US president Donald Trump sparked worldwide protests after signing an executive order that temporarily stops refugee admissions to the US for several months and blocks new visas for anyone from seven majority-Muslim countries: Iran, Iraq, Libya, Somalia, Sudan, Syria, and Yemen.
Critics were quick to point out that foreigners from the seven countries had killed zero Americans in terrorist attacks in the US between 1975 and the end of 2015. So why were they chosen for the ban?
Some have taken the selection as evidence of a conflict of interest, since it excludes Muslim-majority countries where the president has business ties. Former New York mayor Rudy Giuliani, who told Fox News that he assembled a commission at Trump’s request to come up with “the right way to do [a ban] legally,” said that it was “based on places where there are [sic] substantial evidence that people are sending terrorists into our country.”
But a look at the origins of the list of seven countries suggest the administration may have been simply looking for a way to lay the legal precedent for discrimination on Trump’s predecessor, Barack Obama.
The list of countries arose in a rare show of compromise between the White House and the Republican-led Congress in 2015, which resulted in the Visa Waiver Program Improvement and Terrorist Travel Prevention Act of 2015.
Thirty-eight countries participate in the Visa Waiver Program (VWP), which allows their citizens to visit the US for limited periods without applying for a visa in advance. Following the Nov. 13, 2015 attacks in Paris and the Dec. 2 shootings in San Bernardino, California, Republicans and White House officials cobbled together an overhaul of the VWP. Jamal Abdi, policy director of the National Iranian American Council, suggests Republicans had been goaded by Trump’s call for an outright ban on Muslims entering the US in the wake of the two attacks, and “forced Obama’s hand.”
The resulting legislation removed visa-free travel for citizens of VWP countries who had travelled to Iraq, Syria, Iran, or Sudan since 2011, or who also held citizenship of those countries.
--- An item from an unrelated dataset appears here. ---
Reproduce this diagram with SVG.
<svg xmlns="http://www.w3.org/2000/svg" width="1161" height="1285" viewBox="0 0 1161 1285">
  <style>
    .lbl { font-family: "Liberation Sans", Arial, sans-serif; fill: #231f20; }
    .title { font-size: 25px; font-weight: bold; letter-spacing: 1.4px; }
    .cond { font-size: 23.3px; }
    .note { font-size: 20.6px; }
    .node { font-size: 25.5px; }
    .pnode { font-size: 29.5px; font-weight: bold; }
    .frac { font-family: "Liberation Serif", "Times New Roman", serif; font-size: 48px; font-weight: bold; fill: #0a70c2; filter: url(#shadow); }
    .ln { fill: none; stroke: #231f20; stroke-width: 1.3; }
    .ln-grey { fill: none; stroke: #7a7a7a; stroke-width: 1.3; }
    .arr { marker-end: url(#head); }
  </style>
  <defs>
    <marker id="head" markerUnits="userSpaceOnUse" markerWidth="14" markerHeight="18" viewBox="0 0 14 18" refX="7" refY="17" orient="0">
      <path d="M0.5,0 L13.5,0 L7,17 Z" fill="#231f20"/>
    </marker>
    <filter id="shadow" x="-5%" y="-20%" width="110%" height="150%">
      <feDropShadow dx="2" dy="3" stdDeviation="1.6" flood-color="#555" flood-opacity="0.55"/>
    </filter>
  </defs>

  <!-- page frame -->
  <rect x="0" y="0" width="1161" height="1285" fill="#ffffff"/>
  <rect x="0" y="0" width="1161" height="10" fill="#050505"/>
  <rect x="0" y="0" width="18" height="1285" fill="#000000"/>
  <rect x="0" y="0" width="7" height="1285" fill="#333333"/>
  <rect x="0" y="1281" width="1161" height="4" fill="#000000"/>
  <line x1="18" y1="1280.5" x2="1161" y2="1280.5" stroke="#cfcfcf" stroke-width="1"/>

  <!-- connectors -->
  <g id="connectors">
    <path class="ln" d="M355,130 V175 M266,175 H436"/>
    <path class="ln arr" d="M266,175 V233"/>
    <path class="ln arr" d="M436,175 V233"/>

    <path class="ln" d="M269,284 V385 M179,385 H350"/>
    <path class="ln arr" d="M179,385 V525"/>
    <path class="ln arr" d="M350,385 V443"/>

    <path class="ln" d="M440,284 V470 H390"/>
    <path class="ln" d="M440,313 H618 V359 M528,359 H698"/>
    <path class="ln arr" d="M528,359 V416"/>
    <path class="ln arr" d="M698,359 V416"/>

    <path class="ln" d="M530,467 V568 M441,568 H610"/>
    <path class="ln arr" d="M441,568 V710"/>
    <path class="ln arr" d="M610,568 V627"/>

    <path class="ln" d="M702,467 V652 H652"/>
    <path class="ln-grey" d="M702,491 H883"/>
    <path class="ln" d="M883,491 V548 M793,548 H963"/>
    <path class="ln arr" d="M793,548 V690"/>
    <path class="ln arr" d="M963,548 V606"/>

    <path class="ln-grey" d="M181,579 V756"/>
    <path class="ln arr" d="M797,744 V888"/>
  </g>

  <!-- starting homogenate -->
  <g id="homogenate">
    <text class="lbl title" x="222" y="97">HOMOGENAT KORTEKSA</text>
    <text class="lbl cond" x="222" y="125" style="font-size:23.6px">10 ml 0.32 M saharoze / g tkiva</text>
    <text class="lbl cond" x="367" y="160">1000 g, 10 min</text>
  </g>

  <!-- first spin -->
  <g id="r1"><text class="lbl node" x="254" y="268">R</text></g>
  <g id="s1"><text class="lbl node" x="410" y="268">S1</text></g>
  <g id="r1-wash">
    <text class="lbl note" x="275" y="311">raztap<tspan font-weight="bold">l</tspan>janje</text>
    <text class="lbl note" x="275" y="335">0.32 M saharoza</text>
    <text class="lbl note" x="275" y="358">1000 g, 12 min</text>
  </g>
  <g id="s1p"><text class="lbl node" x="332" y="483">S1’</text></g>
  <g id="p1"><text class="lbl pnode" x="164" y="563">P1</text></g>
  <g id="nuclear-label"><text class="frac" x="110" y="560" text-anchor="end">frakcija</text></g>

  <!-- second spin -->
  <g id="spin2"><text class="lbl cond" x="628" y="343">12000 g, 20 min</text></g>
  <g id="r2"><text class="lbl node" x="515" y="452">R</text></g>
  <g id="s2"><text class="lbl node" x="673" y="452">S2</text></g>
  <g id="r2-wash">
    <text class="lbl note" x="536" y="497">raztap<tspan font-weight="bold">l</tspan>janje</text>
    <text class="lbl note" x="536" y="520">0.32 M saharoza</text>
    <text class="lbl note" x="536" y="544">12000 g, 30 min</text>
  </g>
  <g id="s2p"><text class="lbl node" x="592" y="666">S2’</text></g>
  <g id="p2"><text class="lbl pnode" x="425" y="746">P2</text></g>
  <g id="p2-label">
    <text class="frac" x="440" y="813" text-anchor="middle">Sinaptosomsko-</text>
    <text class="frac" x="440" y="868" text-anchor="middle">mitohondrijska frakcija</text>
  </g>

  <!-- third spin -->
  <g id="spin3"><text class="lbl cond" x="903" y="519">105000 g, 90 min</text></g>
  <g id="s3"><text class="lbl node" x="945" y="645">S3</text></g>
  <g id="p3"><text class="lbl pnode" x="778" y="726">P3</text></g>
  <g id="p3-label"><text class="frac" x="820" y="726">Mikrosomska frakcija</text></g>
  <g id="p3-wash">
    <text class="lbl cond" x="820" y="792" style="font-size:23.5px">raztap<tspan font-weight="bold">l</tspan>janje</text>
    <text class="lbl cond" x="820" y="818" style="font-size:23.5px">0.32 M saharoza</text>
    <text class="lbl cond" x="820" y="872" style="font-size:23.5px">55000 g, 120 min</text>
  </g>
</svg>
The countries were picked because they either had ”significant foreign terrorist organization presence” or were designated as state sponsors of terrorism.
The American Civil Liberties Union (ACLU) was quick to criticize the act, since it applied to all nationals of Iraq, Syria, Iran, or Sudan even if they had never been there. (For example, a child born to an Iranian father is an Iranian citizen, regardless of the child’s country of birth.) “Not only is this bill discriminatory, it is arbitrary,” the ACLU said.
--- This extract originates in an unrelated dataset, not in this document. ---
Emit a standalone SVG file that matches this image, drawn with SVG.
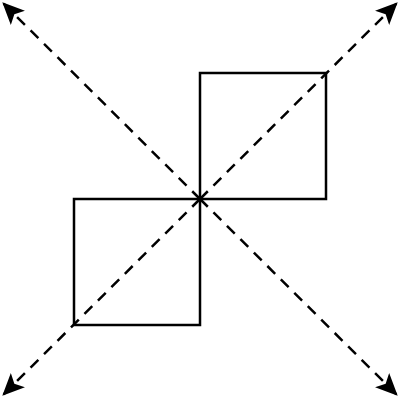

The Obama administration would go on to announce further travel restrictions for the VWP. It added Libya, Somalia, and Yemen as “countries of concern” in February 2016—though citizens of those countries who had not traveled there could still participate in the VWP, unlike in the case of the initial four countries.
“The Visa Waiver Bill opened the door to normalize targeting people based on discrimination,” says Abdi warned at the time that the bill was a slippery slope. But even he couldn’t have guessed how slippery.
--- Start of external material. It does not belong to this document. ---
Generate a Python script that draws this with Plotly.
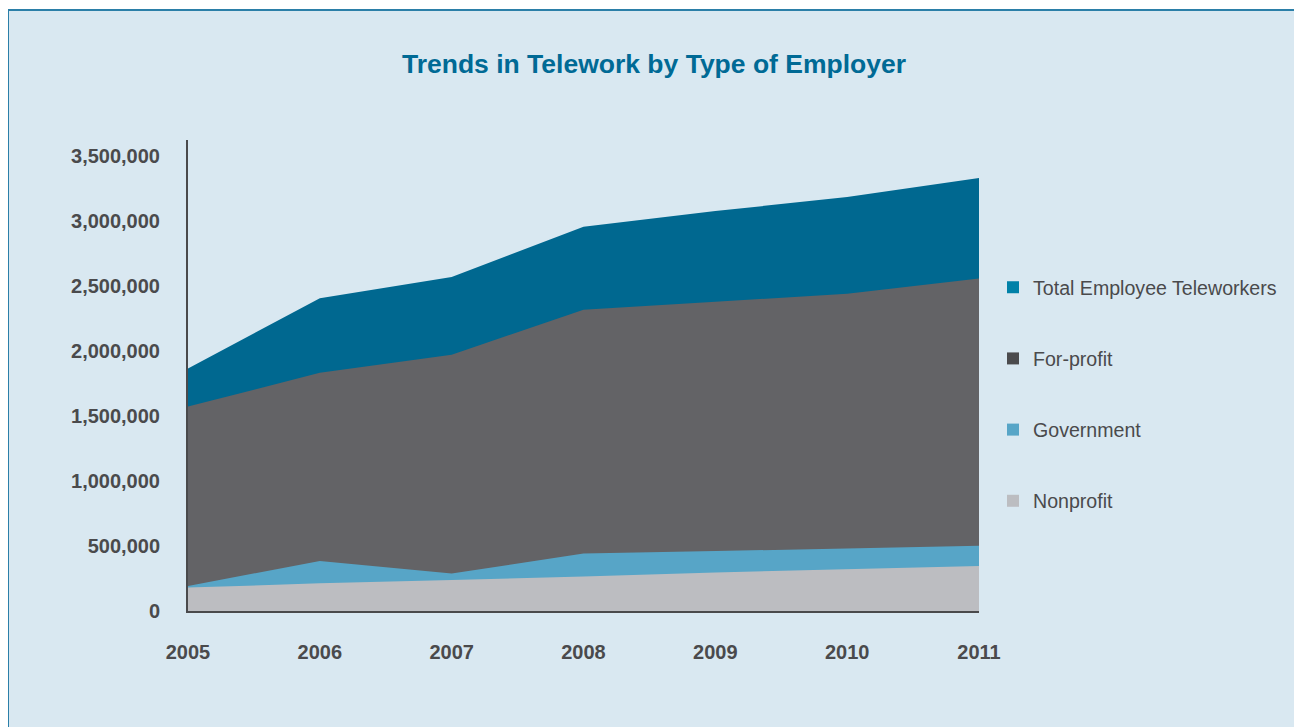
import plotly.graph_objects as go

years = [2005, 2006, 2007, 2008, 2009, 2010, 2011]
total = [1866000, 2405000, 2569000, 2955000, 3076000, 3185000, 3330000]
for_profit = [1573000, 1832000, 1971000, 2318000, 2378000, 2441000, 2557000]
government = [193000, 385000, 288000, 442000, 461000, 481000, 501000]
nonprofit = [180000, 213000, 239000, 265000, 297000, 322000, 347000]

series_names = ["Total Employee Teleworkers", "For-profit", "Government", "Nonprofit"]
series_values = [total, for_profit, government, nonprofit]
area_colors = ["#006890", "#636366", "#57a5c7", "#bcbdc1"]
legend_colors = ["#0081a8", "#4b4b4d", "#57a5c7", "#bcbdc1"]

y_ticks = [0, 500000, 1000000, 1500000, 2000000, 2500000, 3000000, 3500000]
y_tick_text = ["0", "500,000", "1,000,000", "1,500,000", "2,000,000", "2,500,000", "3,000,000", "3,500,000"]

BG = "#d9e8f1"
AX = "#4a4a4c"
FONT = "Liberation Sans"

fig = go.Figure()
for name, vals, col in zip(series_names, series_values, area_colors):
    fig.add_trace(go.Scatter(
        x=years, y=vals, mode="lines", fill="tozeroy",
        line=dict(width=0, color=col), fillcolor=col,
        showlegend=False, hoverinfo="x+y", name=name))

for i, (name, col) in enumerate(zip(series_names, legend_colors)):
    fig.add_trace(go.Scatter(
        x=[None], y=[None], mode="markers", name=name,
        marker=dict(symbol="square", size=13, color=col),
        legendgroup=f"g{i}", showlegend=True))

W, H = 1294, 719
L, R, T, B = 180, 323, 132, 116
pw = W - L - R
ph = H - T - B

def px_x(x):
    return (x - L) / pw

def px_y(y):
    return (H - B - y) / ph

fig.add_shape(type="rect", xref="paper", yref="paper",
              x0=px_x(0), x1=px_x(1293), y0=px_y(760), y1=px_y(2),
              fillcolor=BG, line=dict(color="#2b7fa8", width=2), layer="below")

fig.update_layout(
    width=W, height=H,
    margin=dict(l=L, r=R, t=T, b=B),
    paper_bgcolor="white", plot_bgcolor=BG,
    title=dict(text="<b>Trends in Telework by Type of Employer</b>",
               x=px_x(646), xanchor="center", xref="paper",
               y=1 - 56 / H, yanchor="middle",
               font=dict(family=FONT, size=26.5, color="#006a95")),
    font=dict(family=FONT, color=AX),
    legend=dict(x=px_x(985), xanchor="left", y=px_y(260), yanchor="top",
                bgcolor="rgba(0,0,0,0)", font=dict(family=FONT, size=19.6, color="#4a4a4c"),
                tracegroupgap=42.7, itemsizing="constant"),
    xaxis=dict(range=[2005, 2011], tickvals=years, ticktext=[str(y) for y in years],
               showgrid=False, zeroline=False, showline=True, linecolor=AX, linewidth=2,
               ticks="outside", ticklen=22, tickcolor="rgba(0,0,0,0)",
               tickfont=dict(family=FONT, size=20, color=AX, weight="bold")),
    yaxis=dict(range=[0, 3623000], tickvals=y_ticks, ticktext=y_tick_text,
               showgrid=False, zeroline=False, showline=True, linecolor=AX, linewidth=2,
               ticks="outside", ticklen=22, tickcolor="rgba(0,0,0,0)",
               tickfont=dict(family=FONT, size=20, color=AX, weight="bold")),
)

fig.write_html("out.html")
Trump has portrayed his policy as merely an extension of Obama’s, but that’s quite misleading, as Politifact notes. Obama’s law merely suspended visa-free travel for people who had been to one of the designated countries; Trump’s order blocks visas altogether for citizens of those countries.
Nonetheless, Abdi says, the Obama law “really normalizes this idea that you could be targeted based on your heritage.” Inadvertently, it paved the way for Trump’s policy. And hence, perhaps, the Trump administration’s apparently illogical decision to ban people from seven countries that have had no involvement in major attacks on US soil: It’s an attempt to entrench the precedent set by the Obama administration, while painting the Obama administration as its source. “It started with the VWP and we’re afraid of where this is going to end up,” Abdi says.